§ **Exercise inputs**
>> start

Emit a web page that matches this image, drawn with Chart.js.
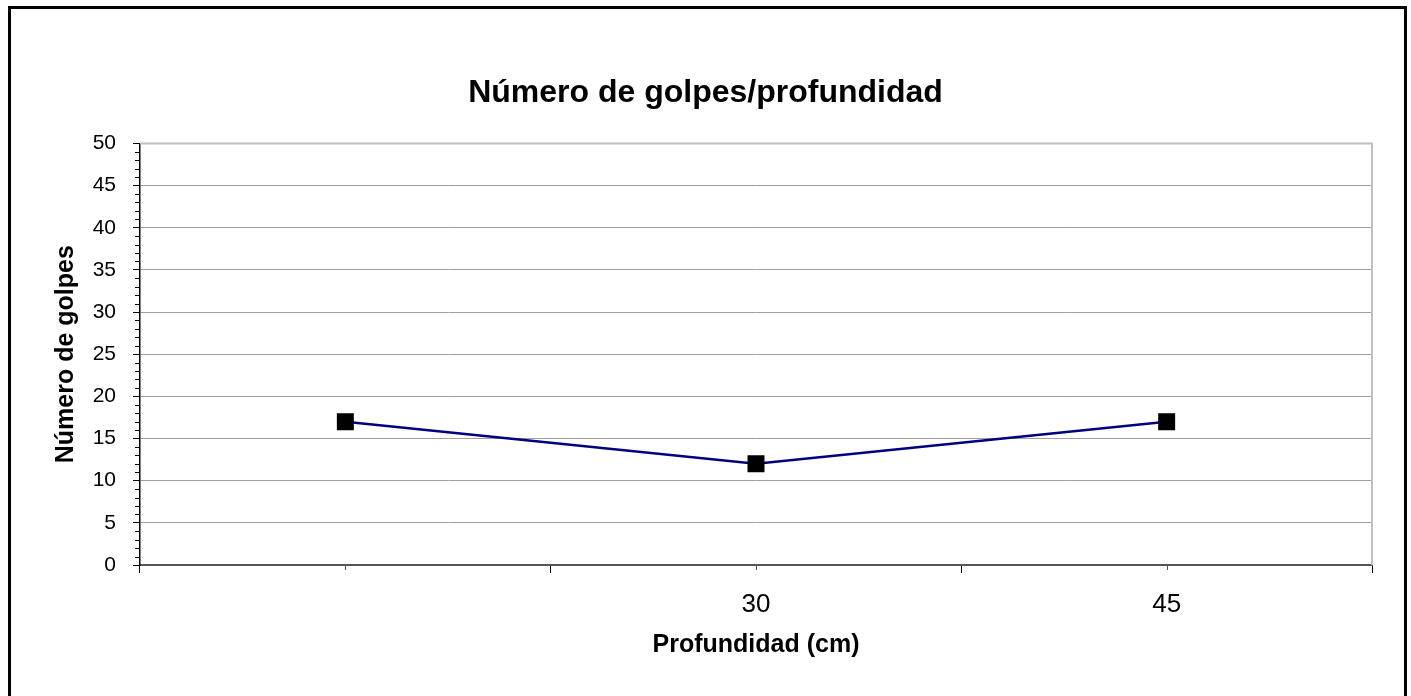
<!DOCTYPE html>
<html>
<head>
<meta charset="utf-8">
<script src="https://cdn.jsdelivr.net/npm/chart.js@4/dist/chart.umd.min.js"></script>
<style>
  html, body { margin: 0; padding: 0; background: #fff; overflow: hidden; }
  #frame {
    position: absolute; left: 8px; top: 6px; width: 1393px; height: 720px;
    border: 3px solid #000; pointer-events: none;
  }
  canvas { position: absolute; left: 0; top: 0; }
</style>
</head>
<body>
<canvas id="chart" width="1411" height="696"></canvas>
<div id="frame"></div>
<script>
// datos
var profundidades = ['', '30', '45'];
var golpes = [17, 12, 17];
var yMin = 0, yMax = 50, yStep = 5;

var fontFamily = '"Liberation Sans", Arial, sans-serif';

// ticks menores y marco del area de trazado
var excelAxes = {
    id: 'excelAxes',
    beforeDatasetsDraw: function(chart) {
        var ctx = chart.ctx, a = chart.chartArea;
        ctx.save();
        ctx.strokeStyle = '#c0c0c0';
        ctx.lineWidth = 2;
        ctx.beginPath();
        ctx.moveTo(a.left, a.top);
        ctx.lineTo(a.right, a.top);
        ctx.lineTo(a.right, a.bottom);
        ctx.stroke();
        ctx.restore();
    },
    afterDraw: function(chart) {
        var ctx = chart.ctx, a = chart.chartArea;
        var y = chart.scales.y, x = chart.scales.x;
        ctx.save();
        ctx.lineWidth = 1;
        ctx.strokeStyle = '#000';
        ctx.beginPath();
        for (var v = yMin; v <= yMax; v++) {
            if (v % yStep === 0) continue;
            var py = Math.round(y.getPixelForValue(v)) + 0.5;
            ctx.moveTo(a.left - 5, py);
            ctx.lineTo(a.left, py);
        }
        ctx.stroke();
        ctx.strokeStyle = '#555';
        ctx.beginPath();
        for (var i = 0; i < profundidades.length; i++) {
            var px = Math.round(x.getPixelForValue(i)) + 0.5;
            ctx.moveTo(px, a.bottom);
            ctx.lineTo(px, a.bottom + 5);
        }
        ctx.stroke();
        ctx.restore();
    }
};

var ctx = document.getElementById('chart');

var myChart = new Chart(ctx, {
    type: 'line',
    data: {
        labels: profundidades,
        datasets: [{
            label: 'Golpes',
            data: golpes,
            borderColor: '#000080',
            borderWidth: 2.5,
            backgroundColor: '#000',
            pointStyle: 'rect',
            pointRadius: 12,
            pointHoverRadius: 12,
            pointBackgroundColor: '#000',
            pointBorderColor: '#000',
            pointBorderWidth: 0,
            tension: 0
        }]
    },
    plugins: [excelAxes],
    options: {
        responsive: false,
        animation: false,
        events: [],
        layout: { padding: { left: 39, right: 39, top: 0, bottom: 0 } },
        plugins: {
            legend: { display: false },
            tooltip: { enabled: false },
            title: {
                display: true,
                text: 'Número de golpes/profundidad',
                color: '#000',
                font: { family: fontFamily, size: 32, weight: 'bold', lineHeight: 1.2 },
                padding: { top: 74, bottom: 31 }
            }
        },
        scales: {
            x: {
                offset: true,
                afterFit: function(s) { s.height = 131; },
                grid: {
                    offset: true,
                    drawOnChartArea: false,
                    drawTicks: true,
                    tickLength: 8,
                    tickColor: '#000',
                    color: '#000'
                },
                border: { color: '#555', width: 2 },
                ticks: {
                    color: '#000',
                    padding: 16,
                    maxRotation: 0,
                    font: { family: fontFamily, size: 26 }
                },
                title: {
                    display: true,
                    text: 'Profundidad (cm)',
                    color: '#000',
                    font: { family: fontFamily, size: 25, weight: 'bold', lineHeight: 1.2 },
                    padding: { top: 0, bottom: 36 }
                }
            },
            y: {
                min: yMin,
                max: yMax,
                afterFit: function(s) { s.width = 101; },
                grid: {
                    color: '#a0a0a0',
                    lineWidth: 1,
                    tickLength: 7,
                    tickColor: '#000'
                },
                border: { color: '#000', width: 1.5 },
                ticks: {
                    stepSize: yStep,
                    color: '#000',
                    padding: 17,
                    font: { family: fontFamily, size: 21 }
                },
                title: {
                    display: true,
                    text: 'Número de golpes',
                    color: '#000',
                    font: { family: fontFamily, size: 25, weight: 'bold', lineHeight: 1.2 },
                    padding: { top: 12, bottom: 0 }
                }
            }
        }
    }
});
</script>
</body>
</html>
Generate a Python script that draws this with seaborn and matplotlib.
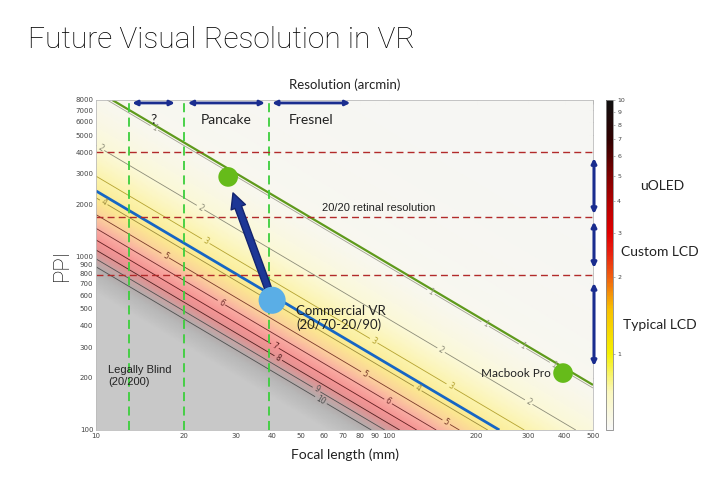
import numpy as np
import matplotlib
matplotlib.use("Agg")
import matplotlib.pyplot as plt
import seaborn as sns
from matplotlib.colors import LinearSegmentedColormap, Normalize, LogNorm
from matplotlib.cm import ScalarMappable
from matplotlib.ticker import NullLocator

# angular size of one pixel: arcmin = ARCMIN_K / (ppi * focal_mm)
ARCMIN_K = 25.4 * 180 / np.pi * 60

focal_range = (10, 500)
ppi_range = (100, 8000)
x_ticks = [10, 20, 30, 40, 50, 60, 70, 80, 90, 100, 200, 300, 400, 500]
y_ticks = [100, 200, 300, 400, 500, 600, 700, 800, 900, 1000,
           2000, 3000, 4000, 5000, 6000, 7000, 8000]

contour_levels = [1, 2, 3, 4, 5, 6, 7, 8, 9, 10]
retina_arcmin = 0.96       # green 20/20 line
commercial_arcmin = 3.65   # blue commercial VR line

lens_focal = [13, 20, 39]
display_ppi = [4000, 1700, 780]

optics_names = ["?", "Pancake", "Fresnel"]
optics_start = [13.3, 20.6, 40]
optics_end = [18.6, 37.8, 74]

panel_names = ["uOLED", "Custom LCD", "Typical LCD"]
panel_top = [3700, 1590, 705]
panel_bottom = [1760, 860, 234]

device_names = ["Future VR", "Macbook Pro", "Commercial VR"]
device_focal = [28.3, 395, 40]
device_ppi = [2880, 213, 560]

colorbar_ticks = [1, 2, 3, 4, 5, 6, 7, 8, 9, 10]

# colour styles
shade_values = [0, 1, 2, 3, 4, 5, 6, 7, 8, 9, 10, 11, 14]
shade_colors = ["#f6f6f3", "#f8f7ef", "#fbf8d6", "#fbf3ac", "#fbea90", "#fbd09c",
                "#f9aca2", "#f59494", "#e39292", "#caa3a3", "#b3adad", "#b8b8b8", "#c8c8c8"]
bar_values = [0.5, 0.7, 1, 1.5, 2, 2.5, 3, 4, 5, 7, 10]
bar_colors = ["#f8f8f8", "#fbf8c0", "#f5f000", "#f8c000", "#f06010", "#e82010",
              "#e00000", "#b00000", "#800000", "#300000", "#101010"]
contour_colors = ["#a0a090", "#8c8c78", "#b4a230", "#9c8a3c", "#7a3a2a",
                  "#6e2a2a", "#602020", "#502020", "#505050", "#505050"]

sns.set_theme(style="white")
plt.rcParams["font.family"] = ["DejaVu Sans"]
SANS = ["Lato", "Open Sans", "DejaVu Sans"]
LIGHT = ["Roboto", "DejaVu Sans"]

fig = plt.figure(figsize=(7.2, 4.79), dpi=100)
ax = fig.add_axes([96 / 720, 49 / 479, 497 / 720, 330 / 479])

f = np.logspace(np.log10(focal_range[0]), np.log10(focal_range[1]), 400)
p = np.logspace(np.log10(ppi_range[0]), np.log10(ppi_range[1]), 400)
F, P = np.meshgrid(f, p)
A = ARCMIN_K / (F * P)

vmax = shade_values[-1]
shade_cmap = LinearSegmentedColormap.from_list(
    "shade", [(v / vmax, c) for v, c in zip(shade_values, shade_colors)])
ax.pcolormesh(F, P, A, cmap=shade_cmap, norm=Normalize(0, vmax),
              shading="gouraud", rasterized=True)

ax.set_xscale("log")
ax.set_yscale("log")
ax.set_xlim(*focal_range)
ax.set_ylim(*ppi_range)

cs = ax.contour(F, P, A, levels=contour_levels, colors=contour_colors, linewidths=0.6)

ax.contour(F, P, A, levels=[commercial_arcmin], colors="#1666c4", linewidths=2.0)
ax.contour(F, P, A, levels=[retina_arcmin], colors="#5f9a1c", linewidths=1.6)

for fl in lens_focal:
    ax.axvline(fl, color="#3ccf3c", lw=1.3, ls=(0, (5, 3)))
for pp in display_ppi:
    ax.axhline(pp, color="#b22a2a", lw=1.0, ls=(0, (5, 3)))

ax.set_xticks(x_ticks, labels=[str(t) for t in x_ticks])
ax.set_yticks(y_ticks, labels=[str(t) for t in y_ticks])
ax.xaxis.set_minor_locator(NullLocator())
ax.yaxis.set_minor_locator(NullLocator())
ax.tick_params(which="both", direction="in", top=True, right=True, length=3,
               width=0.5, color="#777777", labelsize=5, labelcolor="#444444", pad=2)
for s in ax.spines.values():
    s.set_color("#bbbbbb")
    s.set_linewidth(0.6)

# contour labels, roughly where they sit in the original
label_spots = [(15.5, 5200), (139, 617), (214, 409), (286, 301), (366, 237),
               (10.3, 4150), (22.7, 1900), (150, 282), (300, 143),
               (23.6, 1210), (88.5, 322), (162, 177),
               (10.6, 2040), (125, 170),
               (17.2, 1005), (83, 210), (157, 110),
               (26.8, 540), (99.4, 145),
               (40.9, 305), (42.2, 264), (56.6, 170), (58.8, 149)]
ax.clabel(cs, fontsize=5.5, inline=True, inline_spacing=2, fmt="%d", manual=label_spots)

# device blobs
blob_colors = ["#66bb1a", "#66bb1a", "#5aaee6"]
blob_sizes = [200, 200, 380]
for name, fx, py, col, sz in zip(device_names, device_focal, device_ppi, blob_colors, blob_sizes):
    sns.scatterplot(x=[fx], y=[py], ax=ax, color=col, s=sz, edgecolor="none", zorder=6)

# upgrade arrow from commercial VR to future VR
ax.annotate("", xy=(29.4, 2330), xytext=(38.7, 660),
            arrowprops=dict(facecolor="#1d3796", edgecolor="#13246e", width=5,
                            headwidth=11, headlength=11, shrink=0), zorder=5)

navy = "#1a2d8f"
for name, a, b in zip(optics_names, optics_start, optics_end):
    ax.annotate("", xy=(a, 7690), xytext=(b, 7690),
                arrowprops=dict(arrowstyle="<|-|>", color=navy, lw=2.0,
                                mutation_scale=7, shrinkA=0, shrinkB=0))
    ax.text(np.sqrt(a * b), 6100, name, ha="center", va="center",
            fontsize=10, family=SANS, color="#222222")

for name, top, bot in zip(panel_names, panel_top, panel_bottom):
    ax.annotate("", xy=(1.002, top), xytext=(1.002, bot),
                xycoords=ax.get_yaxis_transform(),
                arrowprops=dict(arrowstyle="<|-|>", color=navy, lw=2.2,
                                mutation_scale=7, shrinkA=0, shrinkB=0))
centers = [(662, 186), (660, 252), (660, 325)]
for name, (cx, cy) in zip(panel_names, centers):
    fig.text(cx / 720, 1 - cy / 479, name, ha="center", va="center",
             fontsize=10, family=SANS, color="#222222")

ax.text(48.3, 443, "Commercial VR\n(20/70-20/90)", ha="left", va="center",
        fontsize=9.5, family=SANS, color="#222222", linespacing=1.1)
ax.text(11.0, 205, "Legally Blind\n(20/200)", ha="left", va="center",
        fontsize=8, family=["Liberation Sans", "DejaVu Sans"], color="#222222",
        linespacing=1.15)
ax.text(207, 213, "Macbook Pro", ha="left", va="center",
        fontsize=8.5, family=SANS, color="#222222")
ax.text(59.4, 1905, "20/20 retinal resolution", ha="left", va="center",
        fontsize=8, family=["Liberation Sans Narrow", "Liberation Sans", "DejaVu Sans"],
        color="#222222")

# colorbar
cax = fig.add_axes([606 / 720, 49 / 479, 7 / 720, 330 / 479])
bar_norm = LogNorm(bar_values[0], bar_values[-1])
span = np.log(bar_values[-1] / bar_values[0])
bar_cmap = LinearSegmentedColormap.from_list(
    "bar", [(np.log(v / bar_values[0]) / span, c) for v, c in zip(bar_values, bar_colors)])
cb = fig.colorbar(ScalarMappable(norm=bar_norm, cmap=bar_cmap), cax=cax, ticks=colorbar_ticks)
cb.ax.yaxis.set_minor_locator(NullLocator())
cb.ax.set_yticklabels([str(t) for t in colorbar_ticks])
cb.ax.tick_params(labelsize=4.5, length=1.5, width=0.4, color="#777777",
                  labelcolor="#444444", pad=1.5)
cb.outline.set_linewidth(0.6)
cb.outline.set_edgecolor("#888888")

fig.text(28 / 720, 1 - 40 / 479, "Future Visual Resolution in VR", ha="left", va="center",
         fontsize=21.5, family=LIGHT, fontweight="light", color="#000000")
fig.text(345 / 720, 1 - 85 / 479, "Resolution (arcmin)", ha="center", va="center",
         fontsize=9.5, family=SANS, color="#222222")
fig.text(345 / 720, 1 - 455 / 479, "Focal length (mm)", ha="center", va="center",
         fontsize=10, family=SANS, color="#222222")
fig.text(62 / 720, 1 - 265 / 479, "PPI", ha="center", va="center", rotation=90,
         fontsize=16, family=LIGHT, fontweight="light", color="#000000")

fig.savefig("out.png", dpi=100)
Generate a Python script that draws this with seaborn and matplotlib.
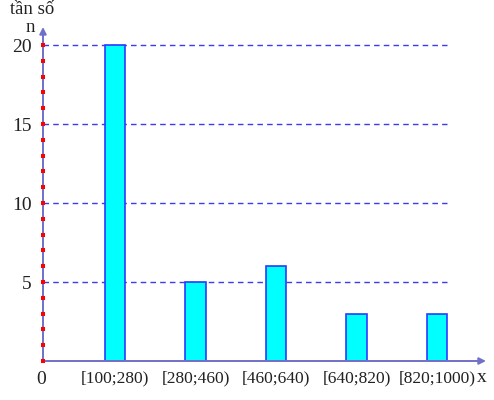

>> end

§ **Task objective**
Please reproduce the listing exactly from its opening line through the line that contains "var ctx = document.getElementById('chart');", both included, with all pictures omitted.

§ **Task output**
Emit a web page that matches this image, drawn with Chart.js.
<!DOCTYPE html>
<html>
<head>
<meta charset="utf-8">
<script src="https://cdn.jsdelivr.net/npm/chart.js@4/dist/chart.umd.min.js"></script>
<style>
  html, body { margin: 0; padding: 0; background: #fff; overflow: hidden; }
  #frame {
    position: absolute; left: 8px; top: 6px; width: 1393px; height: 720px;
    border: 3px solid #000; pointer-events: none;
  }
  canvas { position: absolute; left: 0; top: 0; }
</style>
</head>
<body>
<canvas id="chart" width="1411" height="696"></canvas>
<div id="frame"></div>
<script>
// datos
var profundidades = ['', '30', '45'];
var golpes = [17, 12, 17];
var yMin = 0, yMax = 50, yStep = 5;

var fontFamily = '"Liberation Sans", Arial, sans-serif';

// ticks menores y marco del area de trazado
var excelAxes = {
    id: 'excelAxes',
    beforeDatasetsDraw: function(chart) {
        var ctx = chart.ctx, a = chart.chartArea;
        ctx.save();
        ctx.strokeStyle = '#c0c0c0';
        ctx.lineWidth = 2;
        ctx.beginPath();
        ctx.moveTo(a.left, a.top);
        ctx.lineTo(a.right, a.top);
        ctx.lineTo(a.right, a.bottom);
        ctx.stroke();
        ctx.restore();
    },
    afterDraw: function(chart) {
        var ctx = chart.ctx, a = chart.chartArea;
        var y = chart.scales.y, x = chart.scales.x;
        ctx.save();
        ctx.lineWidth = 1;
        ctx.strokeStyle = '#000';
        ctx.beginPath();
        for (var v = yMin; v <= yMax; v++) {
            if (v % yStep === 0) continue;
            var py = Math.round(y.getPixelForValue(v)) + 0.5;
            ctx.moveTo(a.left - 5, py);
            ctx.lineTo(a.left, py);
        }
        ctx.stroke();
        ctx.strokeStyle = '#555';
        ctx.beginPath();
        for (var i = 0; i < profundidades.length; i++) {
            var px = Math.round(x.getPixelForValue(i)) + 0.5;
            ctx.moveTo(px, a.bottom);
            ctx.lineTo(px, a.bottom + 5);
        }
        ctx.stroke();
        ctx.restore();
    }
};

var ctx = document.getElementById('chart');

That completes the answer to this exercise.